わたしはわたしで、わたしがやれることをやる。その人にはその人の役割がある。それで十分だし、それこそが必要なことなのだと思う。
強さ比べによって相手を蔑み、あるいは溜飲を下げながら高みを目指すのは、昔から何一つ変わらない不毛な比較の百年戦争に始終してしまっているようにわたしは思えてならない。なんというか、それはシンプルに面白くない。
そうではなく目指すべきは、強さを行使する方角の追求をすることだ。
きっと力は強さではなく使い方のほうが重要なはずだ。
 
 
自分の強さだけに向き合っていると、他者にも強さばかりを求めるようになる。
自分の弱さを認めることができると、他者の弱さも認めることができる。
自分に出来ないことがある、ということを認めることが出来てはじめて、他の人が出来ないということにも寛容になれる。
そうした寛容さを身につけることは、他者との協同という一つの貴重な強さを身につけることにはならないだろうか。
 
人は一人では何もできない。というよりも、おそらく人は一人で生きるようには設計されていないのだと思う。ということは裏を返せば、人は社会性をもつ生き物だということの証明でもある。自分の弱さを認めるということは、そのようなことを自覚することだとわたしは思っている。
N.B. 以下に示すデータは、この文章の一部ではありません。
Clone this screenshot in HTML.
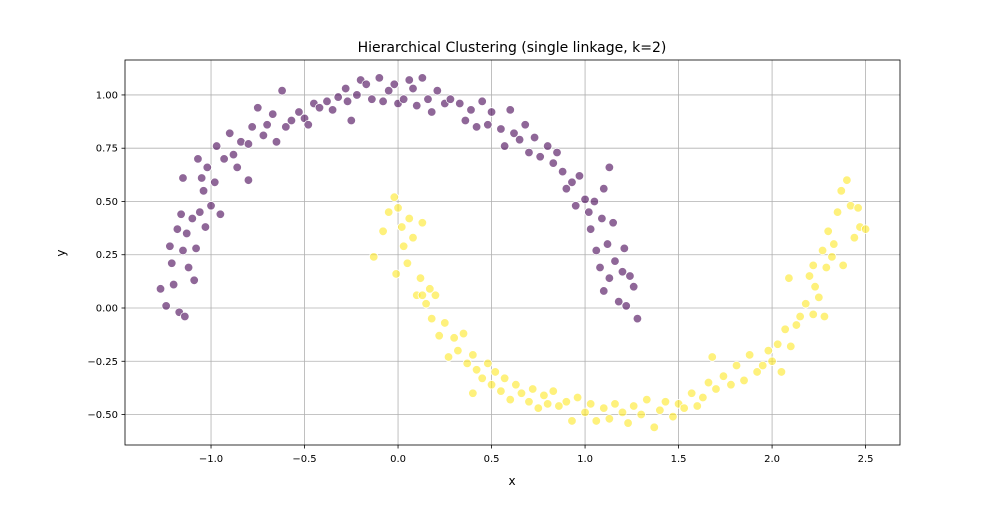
<!DOCTYPE html>
<html><head><meta charset="utf-8"><style>
body{margin:0;background:#fff;font-family:"Liberation Sans","DejaVu Sans",sans-serif;}
svg text{font-family:"DejaVu Sans","Liberation Sans",sans-serif;}
</style></head><body>
<svg id="chart" width="1000" height="500" viewBox="0 0 1000 500" xmlns="http://www.w3.org/2000/svg">
<rect width="1000" height="500" fill="#fff"/>
<text x="512" y="52" font-size="14" text-anchor="middle" fill="#000">Hierarchical Clustering (single linkage, k=2)</text>
<g id="grid"></g><g id="pts"></g><g id="axes"></g>
<text x="512" y="485" font-size="12" text-anchor="middle">x</text>
<text x="65" y="253" font-size="12" text-anchor="middle" transform="rotate(-90 65 253)">y</text>
</svg>
<script>
const xTicks=[-1.0,-0.5,0.0,0.5,1.0,1.5,2.0,2.5];
const yTicks=[-0.5,-0.25,0.0,0.25,0.5,0.75,1.0];
const xTickLabels=["−1.0","−0.5","0.0","0.5","1.0","1.5","2.0","2.5"];
const yTickLabels=["−0.50","−0.25","0.00","0.25","0.50","0.75","1.00"];
const cluster0X=[-1.27,-1.24,-1.22,-1.21,-1.2,-1.18,-1.17,-1.16,-1.15,-1.14,-1.13,-1.12,-1.1,-1.09,-1.08,-1.07,-1.06,-1.05,-1.04,-1.03,-1.02,-1.0,-0.98,-0.97,-0.95,-0.93,-0.9,-0.88,-0.86,-0.84,-0.8,-0.78,-0.75,-0.72,-0.7,-0.67,-0.65,-0.62,-0.6,-0.57,-0.53,-0.5,-0.48,-0.45,-0.42,-0.38,-0.35,-0.32,-0.28,-0.27,-0.25,-0.22,-0.2,-0.17,-0.14,-0.1,-0.08,-0.05,-0.02,0.0,0.03,0.06,0.08,0.1,0.13,0.16,0.18,0.21,0.25,0.28,0.33,0.36,0.39,0.42,0.45,0.48,0.5,0.55,0.57,0.6,0.62,0.65,0.68,0.7,0.73,0.76,0.8,0.83,0.85,0.88,0.9,0.93,0.95,0.97,1.0,1.02,1.03,1.05,1.06,1.08,1.09,1.1,1.12,1.13,1.15,1.16,1.18,1.2,1.21,1.22,1.24,1.26,1.28,1.13,1.1,-1.15,-0.8];
const cluster0Y=[0.09,0.01,0.29,0.21,0.11,0.37,-0.02,0.44,0.27,-0.04,0.35,0.19,0.42,0.13,0.28,0.70,0.45,0.61,0.55,0.38,0.66,0.48,0.59,0.76,0.44,0.70,0.82,0.72,0.66,0.78,0.77,0.85,0.94,0.81,0.86,0.91,0.78,1.02,0.85,0.88,0.92,0.89,0.86,0.96,0.94,0.97,0.93,0.99,1.03,0.97,0.88,1.00,1.07,1.05,0.98,1.08,0.97,1.02,1.05,0.96,0.98,1.07,1.03,0.95,1.08,0.98,0.92,1.02,0.96,0.98,0.96,0.88,0.93,0.85,0.97,0.86,0.92,0.84,0.76,0.93,0.82,0.79,0.86,0.73,0.80,0.71,0.76,0.68,0.73,0.64,0.56,0.59,0.48,0.62,0.51,0.45,0.37,0.50,0.27,0.19,0.42,0.08,0.30,0.14,0.40,0.22,0.03,0.17,0.28,0.01,0.15,0.10,-0.05,0.66,0.56,0.61,0.60];
const cluster1X=[-0.13,-0.08,-0.05,-0.02,0.0,0.02,-0.01,0.03,0.05,0.06,0.08,0.1,0.12,0.13,0.15,0.17,0.18,0.2,0.22,0.25,0.27,0.3,0.32,0.35,0.37,0.4,0.42,0.45,0.48,0.5,0.52,0.55,0.57,0.6,0.63,0.66,0.7,0.72,0.75,0.78,0.8,0.83,0.86,0.9,0.93,0.96,1.0,1.03,1.06,1.1,1.13,1.16,1.2,1.23,1.26,1.3,1.33,1.37,1.4,1.43,1.47,1.5,1.53,1.57,1.6,1.63,1.66,1.68,1.7,1.74,1.78,1.81,1.85,1.88,1.92,1.95,1.98,2.0,2.03,2.05,2.07,2.09,2.1,2.13,2.15,2.18,2.2,2.22,2.23,2.25,2.27,2.29,2.3,2.32,2.33,2.35,2.37,2.38,2.4,2.42,2.44,2.46,2.47,2.5,2.22,2.28,0.4,0.13];
const cluster1Y=[0.24,0.36,0.45,0.52,0.47,0.38,0.16,0.29,0.21,0.42,0.33,0.06,0.14,0.40,0.02,0.09,-0.05,0.06,-0.13,-0.07,-0.23,-0.14,-0.20,-0.12,-0.26,-0.22,-0.29,-0.33,-0.26,-0.36,-0.30,-0.39,-0.33,-0.43,-0.36,-0.40,-0.44,-0.38,-0.47,-0.41,-0.45,-0.39,-0.46,-0.44,-0.53,-0.42,-0.49,-0.45,-0.53,-0.47,-0.52,-0.45,-0.49,-0.54,-0.46,-0.50,-0.43,-0.56,-0.48,-0.44,-0.51,-0.45,-0.47,-0.40,-0.46,-0.42,-0.35,-0.23,-0.38,-0.32,-0.36,-0.27,-0.34,-0.22,-0.30,-0.27,-0.20,-0.25,-0.17,-0.30,-0.10,0.14,-0.18,-0.08,-0.04,0.02,0.15,-0.03,0.10,0.05,0.27,0.19,0.36,0.24,0.30,0.45,0.55,0.20,0.60,0.48,0.33,0.47,0.38,0.37,0.20,-0.04,-0.40,0.06];

const L=125,R=900,T=60,B=445;
const X0=-1.46,X1=2.684,Y0=-0.643,Y1=1.164;
const sx=v=>L+(v-X0)/(X1-X0)*(R-L);
const sy=v=>B-(v-Y0)/(Y1-Y0)*(B-T);
const NS="http://www.w3.org/2000/svg";
function mk(tag,attrs,parent){const e=document.createElementNS(NS,tag);for(const k in attrs)e.setAttribute(k,attrs[k]);parent.appendChild(e);return e;}
const grid=document.getElementById('grid'),axes=document.getElementById('axes'),pts=document.getElementById('pts');
xTicks.forEach((t,i)=>{const x=sx(t);
 const g=mk('line',{x1:x,x2:x,y1:T,y2:B,stroke:'#b0b0b0','stroke-width':0.8},grid);
 
 
 mk('line',{x1:x,x2:x,y1:B,y2:B+3.5,stroke:'#000','stroke-width':0.8},axes);
 const tx=mk('text',{x:x,y:B+17,'font-size':10,'text-anchor':'middle'},axes);tx.textContent=xTickLabels[i];
 
 });
yTicks.forEach((t,i)=>{const y=sy(t);
 const g=mk('line',{x1:L,x2:R,y1:y,y2:y,stroke:'#b0b0b0','stroke-width':0.8},grid);
 
 
 mk('line',{x1:L-3.5,x2:L,y1:y,y2:y,stroke:'#000','stroke-width':0.8},axes);
 const tx=mk('text',{x:L-7,y:y+3.5,'font-size':10,'text-anchor':'end'},axes);tx.textContent=yTickLabels[i];
 
 });
const fr=mk('rect',{x:L,y:T,width:R-L,height:B-T,fill:'none',stroke:'#000','stroke-width':0.8},axes);


function drawCluster(xs,ys,col,name){xs.forEach((v,i)=>{
 const c=mk('circle',{cx:sx(v),cy:sy(ys[i]),r:4.3,fill:col,'fill-opacity':0.6,stroke:'#fff','stroke-width':0.8},pts);
 
 });}
drawCluster(cluster0X,cluster0Y,'#440154','cluster-0-point');
drawCluster(cluster1X,cluster1Y,'#fde725','cluster-1-point');
</script>
</body></html>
かつては、いや今でもそうかもしれないが、人間は自然界ではほんとうに弱いちっぽけな存在だった。他の野生動物たちの恰好の獲物となるような存在だった。一人で生きていくにはあまりにも無力な存在だった。しかし、そうした弱さを認めるところから、人間の強さがはじまったのだと思う。その強さは、他者と協力し合うことで生きていけるという強さである。もっと言ってしまえば、自分の弱さを認めるということそれ自体が、もうすでに一つの強さなのだとわたしは思う。